--- WRITTEN PROBLEM ---
Starting at the first line of the listing below, repeat each line exactly until the line containing "var rightTicksY = [0, 5, 10, 15, 20, 25, 30, 35];", which you include. Leave out pictures.

--- INFORMATION SHOWN ---

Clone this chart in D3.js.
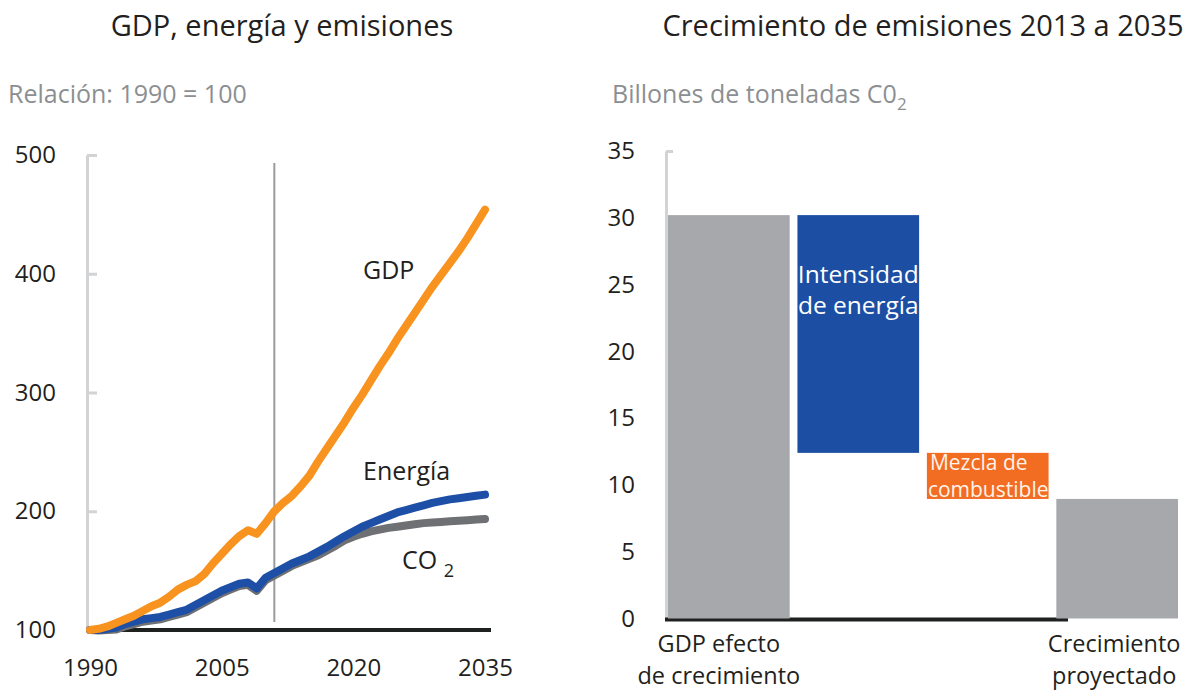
<!DOCTYPE html>
<html>
<head>
<meta charset="utf-8">
<script src="https://cdn.jsdelivr.net/npm/d3@7"></script>
<style>
  body { margin: 0; background: #fff; }
  svg { display: block; font-family: "Open Sans", sans-serif; }
</style>
</head>
<body>
<svg id="chart" width="1193" height="694"></svg>
<script>
// left panel: index 1990 = 100
var years = d3.range(1990, 2036);
var gdp = [100, 101, 103, 106, 109, 112, 116, 120, 123, 128, 134, 138, 141, 147, 156, 164, 172, 179, 184, 181,
  190, 200, 207, 213, 221, 230, 242, 253, 264, 275, 287, 298, 310, 322, 333, 345, 356, 367, 378, 389,
  399, 409, 419, 430, 442, 454];
var energia = [100, 100, 101, 102, 105, 107, 109, 110, 111, 113, 115, 117, 121, 125, 129, 133, 136, 139, 140, 135,
  144, 148, 152, 156, 159, 162, 166, 170, 174.5, 179, 183, 187, 190, 193, 196, 199, 201, 203, 205, 207,
  208.5, 210, 211, 212, 213, 214];
var co2 = [100, 99.5, 100, 100.5, 103, 105, 107, 108, 109, 111, 113, 115, 119, 123, 127, 131, 134, 137, 138, 133,
  142, 146, 150, 154, 157, 160, 163, 167, 171, 175.5, 178.5, 181, 183, 184.5, 186, 187, 188, 189, 190, 190.5,
  191, 191.5, 192, 192.5, 193, 193.5];
var leftTicksY = [100, 200, 300, 400, 500];
var leftTicksX = [1990, 2005, 2020, 2035];
var markerYear = 2011;

// right panel: waterfall, billions of tonnes
var wfCategories = ["GDP efecto de crecimiento", "Intensidad de energía", "Mezcla de combustible", "Crecimiento proyectado"];
var wfChanges = [30.2, -17.8, -3.45, null]; // null = total
var wfColors = ["#a6a8ab", "#1c4ea3", "#f26c22", "#a6a8ab"];
var rightTicksY = [0, 5, 10, 15, 20, 25, 30, 35];

var svg = d3.select("#chart");
var ink = "#231f20";

// ---------- left panel ----------
var x = d3.scaleLinear().domain([1990, 2035]).range([90, 485]);
var y = d3.scaleLinear().domain([100, 500]).range([630, 155]);

svg.append("text").attr("x", 282).attr("y", 36).attr("text-anchor", "middle")
  .attr("font-size", 29).attr("fill", ink).text("GDP, energía y emisiones");
svg.append("text").attr("x", 8).attr("y", 103)
  .attr("font-size", 25).attr("fill", "#8c8f92").text("Relación: 1990 = 100");

var yAxisL = svg.append("g").attr("transform", "translate(87,0)")
  .call(d3.axisLeft(y).tickValues(leftTicksY).tickSize(-10).tickSizeOuter(0).tickPadding(31));
yAxisL.select(".domain").attr("stroke", "#d2d3d4").attr("stroke-width", 3);
yAxisL.selectAll(".tick line").attr("stroke", "#d2d3d4").attr("stroke-width", 3);
yAxisL.selectAll(".tick text").attr("font-size", 24).attr("fill", ink).attr("font-family", "Open Sans");

var xAxisL = svg.append("g").attr("transform", "translate(0,630)")
  .call(d3.axisBottom(x).tickValues(leftTicksX).tickSize(0).tickPadding(29).tickFormat(d3.format("d")));
xAxisL.select(".domain").remove();
xAxisL.selectAll(".tick text").attr("font-size", 24).attr("fill", ink).attr("font-family", "Open Sans");

// projection marker
svg.append("line").attr("x1", x(markerYear)).attr("x2", x(markerYear))
  .attr("y1", 163).attr("y2", 622).attr("stroke", "#9a9b9d").attr("stroke-width", 2);

// black baseline
svg.append("line").attr("x1", x(1990)).attr("x2", x(2035) + 6)
  .attr("y1", y(100)).attr("y2", y(100)).attr("stroke", "#1f2120").attr("stroke-width", 4);

var line = d3.line().x(function(d, i) { return x(years[i]); }).y(function(d) { return y(d); });
[[co2, "#6e7073"], [energia, "#1e4fa6"], [gdp, "#f7931e"]].forEach(function(s) {
  svg.append("path").datum(s[0]).attr("d", line)
    .attr("fill", "none").attr("stroke", s[1]).attr("stroke-width", 8)
    .attr("stroke-linecap", "round").attr("stroke-linejoin", "round");
});

svg.append("text").attr("x", 363).attr("y", 279).attr("font-size", 25).attr("fill", ink).text("GDP");
svg.append("text").attr("x", 363).attr("y", 480).attr("font-size", 25).attr("fill", ink).text("Energía");
var co2Label = svg.append("text").attr("x", 402).attr("y", 569).attr("font-size", 25).attr("fill", ink);
co2Label.append("tspan").text("CO ");
co2Label.append("tspan").attr("font-size", 18).attr("dy", 8).text("2");

// ---------- right panel ----------
var yR = d3.scaleLinear().domain([0, 35]).range([618.5, 151]);
var xR = d3.scaleBand().domain(wfCategories).range([668, 1178]).paddingInner(0.06).paddingOuter(0);

svg.append("text").attr("x", 923).attr("y", 36).attr("text-anchor", "middle")
  .attr("font-size", 29).attr("fill", ink).text("Crecimiento de emisiones 2013 a 2035");
var sub = svg.append("text").attr("x", 612).attr("y", 103).attr("font-size", 25).attr("fill", "#8c8f92");
sub.append("tspan").text("Billones de toneladas C0");
sub.append("tspan").attr("font-size", 17).attr("dy", 7).text("2");

var yAxisR = svg.append("g").attr("transform", "translate(666,0)")
  .call(d3.axisLeft(yR).tickValues(rightTicksY).tickSize(-7).tickSizeOuter(0).tickPadding(31));
yAxisR.select(".domain").attr("stroke", "#d2d3d4").attr("stroke-width", 3);
yAxisR.selectAll(".tick line").attr("stroke", "#d2d3d4").attr("stroke-width", 3);
yAxisR.selectAll(".tick text").attr("font-size", 24).attr("fill", ink).attr("font-family", "Open Sans");

svg.append("line").attr("x1", 665).attr("x2", 1068)
  .attr("y1", yR(0) + 1).attr("y2", yR(0) + 1).attr("stroke", "#1f2120").attr("stroke-width", 4);

// running totals for the waterfall
var running = 0;
var wfBars = wfCategories.map(function(c, i) {
  var start, end;
  if (wfChanges[i] === null) { start = 0; end = running; }
  else { start = running; end = running + wfChanges[i]; running = end; }
  return { cat: c, lo: Math.min(start, end), hi: Math.max(start, end), color: wfColors[i] };
});

svg.selectAll(".wf").data(wfBars).enter().append("rect")
  .attr("x", function(d) { return xR(d.cat); })
  .attr("width", xR.bandwidth())
  .attr("y", function(d) { return yR(d.hi); })
  .attr("height", function(d) { return yR(d.lo) - yR(d.hi); })
  .attr("fill", function(d) { return d.color; });

// labels under the axis
function twoLines(cx, y0, lines, size, color, gap) {
  lines.forEach(function(l, i) {
    svg.append("text").attr("font-size", size).attr("fill", color).attr("text-anchor", "middle")
      .attr("x", cx).attr("y", y0 + i * gap).text(l);
  });
}
twoLines(xR(wfCategories[0]) + xR.bandwidth() / 2 - 10, 652, ["GDP efecto", "de crecimiento"], 23.5, ink, 32);
twoLines(xR(wfCategories[3]) + xR.bandwidth() / 2 - 3, 652, ["Crecimiento", "proyectado"], 23.5, ink, 32);
// labels inside bars
twoLines(xR(wfCategories[1]) + xR.bandwidth() / 2, 283, ["Intensidad", "de energía"], 24.5, "#ffffff", 31);
var t3 = svg.append("text").attr("font-size", 21).attr("fill", "#fff3ea");
t3.append("tspan").attr("x", xR(wfCategories[2]) + 3).attr("y", 470).text("Mezcla de");
t3.append("tspan").attr("x", xR(wfCategories[2]) + 1).attr("y", 497).text("combustible");
</script>
</body>
</html>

--- PROBLEM SOLUTION ---
Clone this chart in D3.js.
<!DOCTYPE html>
<html>
<head>
<meta charset="utf-8">
<script src="https://cdn.jsdelivr.net/npm/d3@7"></script>
<style>
  body { margin: 0; background: #fff; }
  svg { display: block; font-family: "Open Sans", sans-serif; }
</style>
</head>
<body>
<svg id="chart" width="1193" height="694"></svg>
<script>
// left panel: index 1990 = 100
var years = d3.range(1990, 2036);
var gdp = [100, 101, 103, 106, 109, 112, 116, 120, 123, 128, 134, 138, 141, 147, 156, 164, 172, 179, 184, 181,
  190, 200, 207, 213, 221, 230, 242, 253, 264, 275, 287, 298, 310, 322, 333, 345, 356, 367, 378, 389,
  399, 409, 419, 430, 442, 454];
var energia = [100, 100, 101, 102, 105, 107, 109, 110, 111, 113, 115, 117, 121, 125, 129, 133, 136, 139, 140, 135,
  144, 148, 152, 156, 159, 162, 166, 170, 174.5, 179, 183, 187, 190, 193, 196, 199, 201, 203, 205, 207,
  208.5, 210, 211, 212, 213, 214];
var co2 = [100, 99.5, 100, 100.5, 103, 105, 107, 108, 109, 111, 113, 115, 119, 123, 127, 131, 134, 137, 138, 133,
  142, 146, 150, 154, 157, 160, 163, 167, 171, 175.5, 178.5, 181, 183, 184.5, 186, 187, 188, 189, 190, 190.5,
  191, 191.5, 192, 192.5, 193, 193.5];
var leftTicksY = [100, 200, 300, 400, 500];
var leftTicksX = [1990, 2005, 2020, 2035];
var markerYear = 2011;

// right panel: waterfall, billions of tonnes
var wfCategories = ["GDP efecto de crecimiento", "Intensidad de energía", "Mezcla de combustible", "Crecimiento proyectado"];
var wfChanges = [30.2, -17.8, -3.45, null]; // null = total
var wfColors = ["#a6a8ab", "#1c4ea3", "#f26c22", "#a6a8ab"];
var rightTicksY = [0, 5, 10, 15, 20, 25, 30, 35];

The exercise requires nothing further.